Bincang-bincang


ShoutMix chat widget

Pengikut

Lebih Dekat

Selasa, 30 Maret 2010

Lahan Sepetak itu Bernama Cinta*

Cinta memang sesuatu yang global, milik siapa saja, dan bertaburan dimana-mana. Meskipun terkadang seseorang harus kehilangan logika karena cinta, cinta tidak pernah kelu untuk diucapkan apalagi diungkapkan dengan kata-kata. Tidak perlu heran pula jika ada berjuta cara untuk mengungkapkannya.

Dalam dunia karang-mengarang sastra, cinta merupakan salah satu komoditas yang kerap dijadikan umpan oleh pengarang untuk mengail para pembaca untuk melahap karyanya, entah itu menjadi sajian utamanya, entah itu menjadi sajian tambahannya saja.

Tiga Orang Perempuan (Maria A. Sardjono), Supernova: Ksatria, Puteri, dan Bintang Jatuh (Dewi Lestari), “Maukah Kau Menghapus Bekas Bibirnya di Bibirku dengan Bibirmu” (Hamsad Rangkuti), dan "Aku Ingin" (Sapardi Djoko Damono) merupakan sebagian dari sekian banyak karya sastra yang berangkat dari cinta. Karya-karya itu menjadi dekat dengan pembacanya karena bahan dasarnya (cinta) merupakan bagian yang tidak terpisahkan dalam kehidupan nyata.

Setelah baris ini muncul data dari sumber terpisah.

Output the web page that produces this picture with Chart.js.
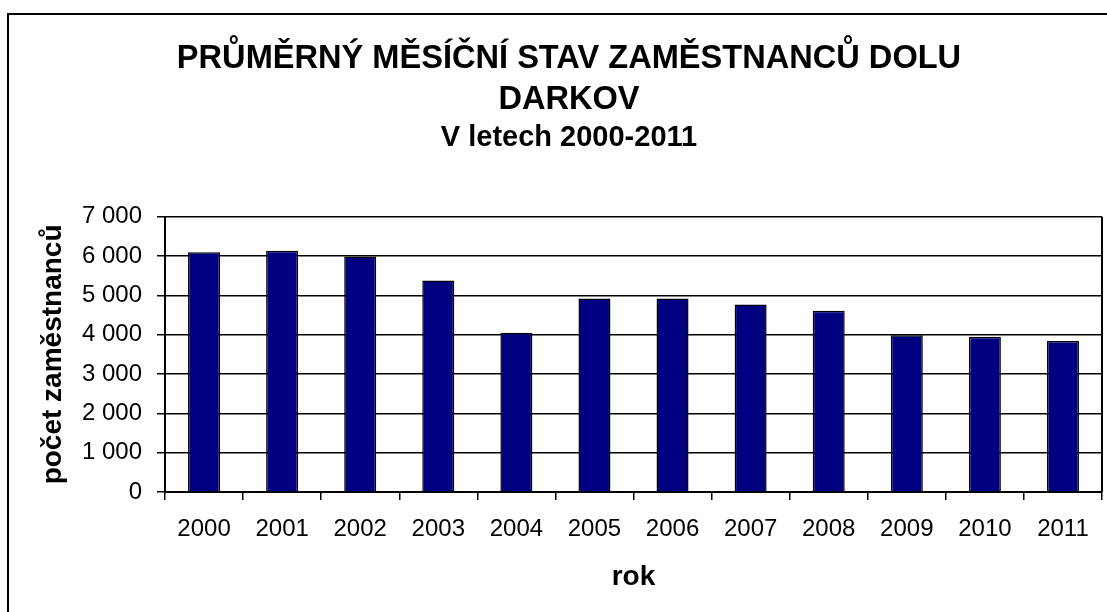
<!DOCTYPE html>
<html>
<head>
<meta charset="utf-8">
<script src="https://cdn.jsdelivr.net/npm/chart.js@4"></script>
<style>
  html, body { margin: 0; padding: 0; background: #fff; }
  #wrap { width: 1107px; height: 612px; }
</style>
</head>
<body>
<div id="wrap"><canvas id="chart" width="1107" height="612"></canvas></div>
<script>
const YEARS = ["2000", "2001", "2002", "2003", "2004", "2005", "2006", "2007", "2008", "2009", "2010", "2011"];
const EMPLOYEES = [6100, 6140, 5990, 5380, 4050, 4920, 4920, 4770, 4610, 3990, 3950, 3840];
const Y_MAX = 7000;
const Y_STEP = 1000;

const TITLE_LINES = ["PRŮMĚRNÝ MĚSÍČNÍ STAV ZAMĚSTNANCŮ DOLU", "DARKOV"];
const SUBTITLE = "V letech 2000-2011";
const X_TITLE = "rok";
const Y_TITLE = "počet zaměstnanců";

const FONT = "'Liberation Sans', Arial, sans-serif";
const BAR_COLOR = "#000080";

function thousands(v) {
  return String(v).replace(/\B(?=(\d{3})+(?!\d))/g, " ");
}

// white page + the chart frame (left and top edge only visible) + right edge of the plot area
const framePlugin = {
  id: "frame",
  beforeDraw(chart) {
    const { ctx, width, height } = chart;
    ctx.save();
    ctx.fillStyle = "#fff";
    ctx.fillRect(0, 0, width, height);
    ctx.strokeStyle = "#000";
    ctx.lineWidth = 2;
    ctx.beginPath();
    ctx.moveTo(8, height + 5);
    ctx.lineTo(8, 14);
    ctx.lineTo(width + 5, 14);
    ctx.stroke();
    ctx.restore();
  },
  afterDatasetsDraw(chart) {
    const { ctx, chartArea } = chart;
    ctx.save();
    ctx.strokeStyle = "#000";
    ctx.lineWidth = 2;
    ctx.beginPath();
    ctx.moveTo(chartArea.right, chartArea.top);
    ctx.lineTo(chartArea.right, chartArea.bottom);
    ctx.stroke();
    ctx.restore();
  },
};

new Chart(document.getElementById("chart"), {
  type: "bar",
  data: {
    labels: YEARS,
    datasets: [
      {
        data: EMPLOYEES,
        backgroundColor: BAR_COLOR,
        borderColor: "#000",
        borderWidth: 1.5,
        barPercentage: 0.41,
        categoryPercentage: 1,
      },
    ],
  },
  options: {
    responsive: false,
    animation: false,
    layout: { padding: { left: 36, right: 5, top: 0, bottom: 0 } },
    plugins: {
      legend: { display: false },
      tooltip: { enabled: false },
      title: {
        display: true,
        text: TITLE_LINES,
        color: "#000",
        font: { family: FONT, size: 32.6, weight: "bold", lineHeight: 1.258 },
        padding: { top: 38.5, bottom: 0 },
      },
      subtitle: {
        display: true,
        text: SUBTITLE,
        color: "#000",
        font: { family: FONT, size: 29, weight: "bold", lineHeight: 1.2 },
        padding: { top: 0, bottom: 61.5 },
      },
    },
    scales: {
      x: {
        afterFit(scale) { scale.height = 120; },
        grid: {
          display: true,
          drawOnChartArea: false,
          drawTicks: true,
          tickLength: 8,
          color: "#000",
          lineWidth: 1.5,
        },
        border: { display: true, color: "#000", width: 2 },
        ticks: {
          color: "#000",
          font: { family: FONT, size: 24 },
          padding: 15,
          maxRotation: 0,
        },
        title: {
          display: true,
          text: X_TITLE,
          color: "#000",
          font: { family: FONT, size: 28, weight: "bold", lineHeight: 1.2 },
          padding: { top: 0, bottom: 18 },
        },
      },
      y: {
        min: 0,
        max: Y_MAX,
        afterFit(scale) { scale.width = 129; },
        grid: {
          color: "#000",
          lineWidth: 1.5,
          tickLength: 8,
        },
        border: { display: true, color: "#000", width: 2 },
        ticks: {
          stepSize: Y_STEP,
          color: "#000",
          font: { family: FONT, size: 24 },
          padding: 15,
          callback: (v) => thousands(v),
        },
        title: {
          display: true,
          text: Y_TITLE,
          color: "#000",
          font: { family: FONT, size: 28, weight: "bold", lineHeight: 1.2 },
          padding: { top: 0, bottom: 0 },
        },
      },
    },
  },
  plugins: [framePlugin],
});
</script>
</body>
</html>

Ya, memang tidak hanya cinta, tetapi hampir semua bahan yang diambil untuk diolah dalam sebuah karya sastra, pada hakikatnya ada dalam kehidupan nyata. Oleh sebab itu, tidaklah salah apabila sastra dikatakan sebagai cermin kehidupan. Sejalan dengan itu, Sapardi Djoko Damono dalam artikelnya “Ke Mana Perkembangan Sastra Kita?” mengatakan bahwa sastra adalah cermin yang istimewa, ia tidak hanya menampilkan diri kita seperti yang ada di dunia nyata, tetapi sekaligus memperbaikinya (Sumber: http://id.shvoong.com/social-sciences/1686884-ke-mana-perkembangan-sastra-kita/).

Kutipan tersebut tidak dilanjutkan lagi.